If I’m not enjoying the research, what was the point of pulling MM out of a steady job and out of his favorite state, and enduring the long days away from home, and all the accompanying stress/depression (on both sides) and guilt (SO MUCH GUILT…ugh)? And from MM’s perspective, every time I complain about what I’m doing is like telling him his sacrifices have all been for no reason. Yay, more guilt. *sigh*
But I’m just TIRED. Tired of hearing my advisor tell me I just need to work more or work harder (I do need to…but I know that already, and I swear to God I am trying!). Tired of feeling torn between success and spending time with the people I love. Tired of students emailing me with questions that they could answer so much more easily by READING THE FREAKING DIRECTIONS. And I’m absolutely exhausted of feeling like I’m all alone here. I have a grand total of 1 real friend in this city, and no one I’d count beyond just acquaintances in the grad program. Seeing the other lab groups interact makes me kind of jealous – since I’m off in no-man’s land I barely know my lab mates.
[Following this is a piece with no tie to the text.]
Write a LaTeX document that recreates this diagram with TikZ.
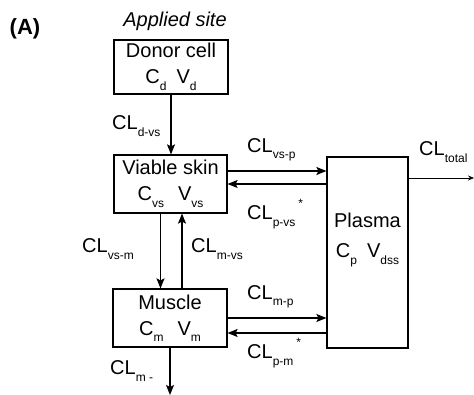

It could be worse though – at the very least I have a stipend, am learning A TON, and, even if I don’t have many friends, at least I don’t have enemies! And I do have an absolutely amazing husband and sister to share the fun, and not so fun, times with. My most recent blessing – MM just got a job, so he’s making friends and getting a much needed self-esteem boost 🙂
Now, just need to conquer the TIRED with a healthy (or not so healthy) dose of caffeine and some seriously needed sleep!